The end of apartheid left South Africa with a challenging question: what was the new leadership supposed to do about the wound that apartheid and its supporters had inflicted on the country? Millions of people had been treated unjustly for more than forty years; everyone agreed that something had to be done. One option would have been to enact retribution and punish those responsible for subjugating the black majority. This would have at least given the appearance of justice. Instead, South Africa chose a far more difficult and a far more controversial path forward. In 1995, the government established the Truth and Reconciliation Commission (TRC), a body headed by Archbishop Desmond Tutu designed to give those who had been victimized an opportunity to tell their stories and those had committed injustices an opportunity to confess their crimes. The most astonishing part of the TRC is the fact that it offered amnesty to those who had participated in apartheid’s work of subjugation and injustice. For the Truth and Reconciliation Commission, the most important part of their work was to allow the truth to be told and to find a way forward for a country that had been divided for so long. The TRC’s primary purpose, in other words, was reconciliation.
Some of those who criticize the Truth and Reconciliation Commission complain that people who had confessed to crimes were not punished; others worried that the “truth” was obscured by the spectacle of the Commission’s work. While these concerns might have some legitimacy, the reality is that South Africa could have descended into racially motivated violence after the end of apartheid as those who had been oppressed sought vengeance on their oppressors. Instead, South Africa engaged in an process of seeking reconciliation and restoration, enabling the country to move forward. Archbishop Desmond Tutu summarized that reconciliation presents: “Forgiving and being reconciled to our enemies or our loved ones are not about pretending that things are other than they are. It is not about patting one another on the back and turning a blind eye to the wrong. True reconciliation exposes the awfulness, the abuse, the hurt, the truth. It could even sometimes make things worse. It is a risky undertaking but in the end it is worthwhile, because in the end only an honest confrontation with reality can bring real healing. Superficial reconciliation can bring only superficial healing.”

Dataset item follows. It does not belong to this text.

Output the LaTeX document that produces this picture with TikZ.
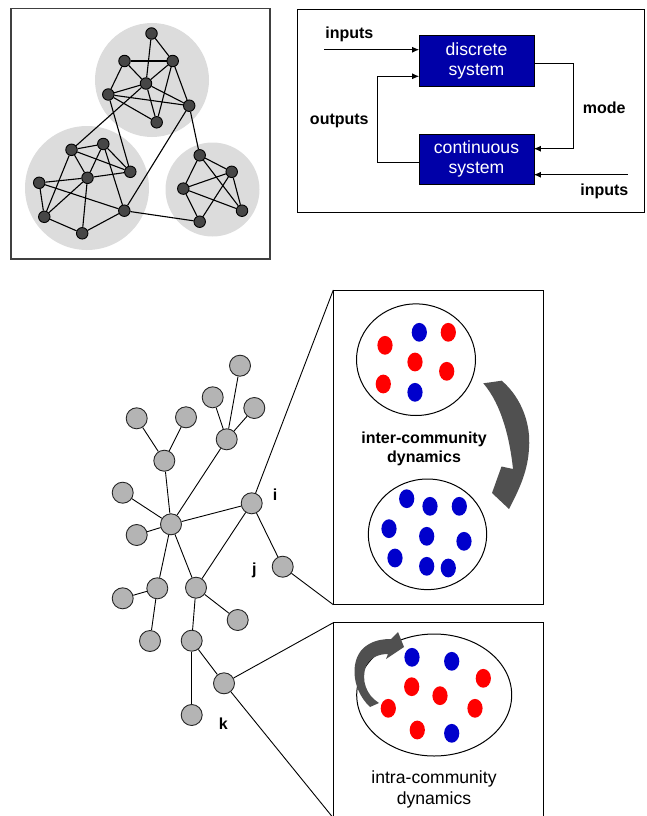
\documentclass[tikz,border=0pt]{standalone}
\usepackage{fontspec}
\setmainfont{Liberation Sans}
\usetikzlibrary{arrows.meta,calc}
\definecolor{boxblue}{RGB}{0,0,168}
\definecolor{dotblue}{RGB}{0,0,204}
\definecolor{dotred}{RGB}{255,0,0}
\definecolor{commgray}{RGB}{220,220,220}
\definecolor{netgray}{RGB}{70,70,70}
\definecolor{treegray}{RGB}{180,180,180}
\definecolor{arrowgray}{RGB}{80,80,80}
\begin{document}
\begin{tikzpicture}[x=1pt,y=-1pt,
  netnode/.style={circle,draw=black,fill=netgray,line width=0.9pt,minimum size=11.5pt,inner sep=0pt},
  netedge/.style={line width=1.1pt},
  treenode/.style={circle,draw=black!85,fill=treegray,line width=0.9pt,minimum size=21pt,inner sep=0pt},
  treeedge/.style={line width=0.9pt},
  sysbox/.style={rectangle,draw=black,fill=boxblue,text=white,minimum width=114.4pt,minimum height=50.6pt,font=\fontsize{17.6}{20}\selectfont,align=center,inner sep=0pt},
  lbl/.style={font=\fontsize{16}{19}\selectfont\bfseries,inner sep=0pt,align=center},
  arr/.style={line width=0.9pt,-{Latex[length=7pt,width=6pt]}},
  frame/.style={line width=1pt,draw=black},
  rdot/.style={fill=dotred},
  bdot/.style={fill=dotblue},
  bigarrow/.style={fill=arrowgray}
]
\useasboundingbox (0,0) rectangle (647,816);

% ---------------- top-left network ----------------
\draw[line width=1.2pt,draw=black!75] (11,8.5) rectangle (270,259);
\fill[commgray] (152,80) circle[radius=57pt];
\fill[commgray] (87,188) circle[radius=62pt];
\fill[commgray] (212.5,189.5) circle[radius=47pt];

\node[netnode] (n1) at (151.5,33.5) {};
\node[netnode] (n2) at (124.5,61) {};
\node[netnode] (n3) at (172.7,61) {};
\node[netnode] (n4) at (146,83.5) {};
\node[netnode] (n5) at (108.3,94.5) {};
\node[netnode] (n6) at (189.2,105.7) {};
\node[netnode] (n7) at (156.7,122.3) {};
\node[netnode] (n8) at (71.5,149.8) {};
\node[netnode] (n9) at (103.3,144) {};
\node[netnode] (n10) at (130.3,171.8) {};
\node[netnode] (n11) at (87.5,177.8) {};
\node[netnode] (n12) at (39.2,182.8) {};
\node[netnode] (n13) at (44.3,216.8) {};
\node[netnode] (n14) at (82.2,233.3) {};
\node[netnode] (n15) at (124.3,210.7) {};
\node[netnode] (n16) at (199.7,155.3) {};
\node[netnode] (n17) at (231.7,171.8) {};
\node[netnode] (n18) at (183.3,188.6) {};
\node[netnode] (n19) at (242,210.7) {};
\node[netnode] (n20) at (199.7,221.7) {};

\foreach \a/\b in {n1/n3,n1/n4,n2/n3,n2/n4,n2/n5,n3/n4,n3/n7,n3/n6,n4/n5,n4/n6,n4/n7,
  n5/n6,n5/n7,n4/n8,n5/n10,n6/n15,n6/n16,
  n8/n9,n8/n10,n8/n11,n8/n13,n9/n11,n9/n10,n9/n15,n11/n12,n11/n10,n11/n13,n11/n14,
  n12/n13,n12/n15,n13/n14,n14/n15,n15/n20,
  n16/n17,n16/n18,n16/n19,n18/n17,n18/n19,n18/n20,n17/n20,n17/n19}
  \draw[netedge] (\a) -- (\b);

% ---------------- top-right hybrid system ----------------
\draw[frame] (297,10) rectangle (644,212.5);
\node[sysbox] (dsys) at (476.5,61) {discrete\\system};
\node[sysbox] (csys) at (476.5,159) {continuous\\system};
\coordinate (inA) at (324.3,49.7);
\coordinate (inB) at (627.7,174.7);
\draw[arr] (inA) -- ([yshift=11.3pt]dsys.west);
\draw[arr] ([yshift=-3pt]csys.west) -- ++(-41.6,0) |- ([yshift=-15.3pt]dsys.west);
\draw[arr] ([yshift=-2pt]dsys.east) -- ++(40,0) |- ([yshift=10.3pt]csys.east);
\draw[arr] (inB) -- ([yshift=-15.7pt]csys.east);
\node[lbl] (tinA) at (349.3,34) {inputs};
\node[lbl] (tout) at (339.3,121.3) {outputs};
\node[lbl] (tmode) at (604.3,107.3) {mode};
\node[lbl] (tinB) at (604.3,191.3) {inputs};

% ---------------- tree ----------------
\node[treenode] (tA) at (240,365.7) {};
\node[treenode] (tB) at (212.7,397.3) {};
\node[treenode] (tC) at (254.3,408) {};
\node[treenode] (tD) at (136.7,418.3) {};
\node[treenode] (tE) at (186,417.3) {};
\node[treenode] (tF) at (226.7,439.3) {};
\node[treenode] (tG) at (164.3,460.7) {};
\node[treenode] (tH) at (122.7,492.7) {};
\node[treenode] (tI) at (251.7,503.3) {};
\node[treenode] (tJ) at (171,524.3) {};
\node[treenode] (tK) at (136.7,535) {};
\node[treenode] (tL) at (282.7,566.7) {};
\node[treenode] (tM) at (157.3,588.3) {};
\node[treenode] (tN) at (196,587.7) {};
\node[treenode] (tO) at (122.7,598.3) {};
\node[treenode] (tP) at (237.7,620) {};
\node[treenode] (tQ) at (150,641) {};
\node[treenode] (tR) at (191.7,640.7) {};
\node[treenode] (tS) at (224,683.3) {};
\node[treenode] (tT) at (191.7,715) {};

\foreach \a/\b in {tA/tF,tB/tF,tC/tF,tD/tG,tE/tG,tG/tJ,tF/tJ,tH/tJ,tK/tJ,tJ/tI,
  tJ/tM,tJ/tN,tI/tN,tI/tL,tM/tO,tM/tQ,tN/tP,tN/tR,tR/tT,tR/tS}
  \draw[treeedge] (\a) -- (\b);

\node[lbl] (li) at (275,495) {i};
\node[lbl] (lj) at (254.3,570) {j};
\node[lbl] (lk) at (223.3,724) {k};

% ---------------- upper panel ----------------
\coordinate (uTL) at (333.3,290);
\coordinate (uBL) at (333.3,604.7);
\coordinate (uTR) at (543.3,290);
\coordinate (uBR) at (543.3,604.7);
\draw[frame] (uTL) -- (uTR) -- (uBR) -- (uBL) -- cycle;
\draw[treeedge] (tI) -- (uTL);
\draw[treeedge] (tL) -- (uBL);

\draw[line width=1pt] (416,359.7) ellipse[x radius=59.5pt,y radius=55.8pt];
\draw[line width=1pt] (427.5,534.3) ellipse[x radius=59.2pt,y radius=55.3pt];

\foreach \x/\y in {448.3/332.3,385/345.3,415/362,446.7/371.3,383.3/384}
  \fill[rdot] (\x,\y) ellipse[x radius=7.6pt,y radius=9.4pt];
\foreach \x/\y in {419.3/332.3,415/392.3,
  406.7/498.7,430/506.3,459.3/506.3,389/528.7,426.7/536.3,464/541.3,395/558,426.7/566.3,448.3/568}
  \fill[bdot] (\x,\y) ellipse[x radius=7.6pt,y radius=9.4pt];

\node[lbl] (tinter) at (424,449.2) {inter-community\\dynamics};

\fill[bigarrow] (483.3,383.3) -- (501.7,380.7)
  .. controls (522,398) and (531,425) .. (529,448)
  .. controls (528,470) and (520,488) .. (509,509)
  -- (492,493) -- (501.5,466.5) -- (513,469)
  .. controls (510,440) and (502,405) .. (483.3,383.3) -- cycle;

% ---------------- lower panel ----------------
\coordinate (lTL) at (333.3,622.7);
\coordinate (lBL) at (333.3,818);
\coordinate (lTR) at (543.3,622.7);
\coordinate (lBR) at (543.3,818);
\draw[frame] (lBL) -- (lTL) -- (lTR) -- (lBR);
\draw[treeedge] (tS) -- (lTL);
\draw[treeedge] (tS) -- (lBL);

\draw[line width=1pt] (434.2,695) ellipse[x radius=77.5pt,y radius=61pt];
\foreach \x/\y in {483.3/678.3,411.7/686.7,440/695.7,388.3/708.3,475/708.3,417.3/730}
  \fill[rdot] (\x,\y) ellipse[x radius=7.6pt,y radius=9.4pt];
\foreach \x/\y in {412/657.3,451.7/661.3,451.7/733.3}
  \fill[bdot] (\x,\y) ellipse[x radius=7.6pt,y radius=9.4pt];

\fill[bigarrow] (370,707)
  .. controls (350,688) and (350,657) .. (366,646)
  .. controls (374,640) and (384,639) .. (391,639)
  -- (398,632) -- (404,647) -- (386,659) -- (388,654)
  .. controls (378,654) and (370,658) .. (366,666)
  .. controls (361,680) and (366,695) .. (379,703) -- cycle;

\node[font=\fontsize{17.6}{20.7}\selectfont,align=center,inner sep=0pt] (tintra) at (434,789.7) {intra-community\\dynamics};
\end{tikzpicture}
\end{document}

I can’t help but believe that part of the reason for the success of the Truth and Reconciliation Commission is that its leader trusted that it was God who was reconciling people who had been estranged from each other for so long. Archbishop Tutu trusted Jesus Christ’s mandate to forgive those who sin against us because he knew that it was the only way his country could move forward. And ultimately, Archbishop Tutu understood that it is only by engaging in the hard work of reconciliation that we can begin to hope for transformation.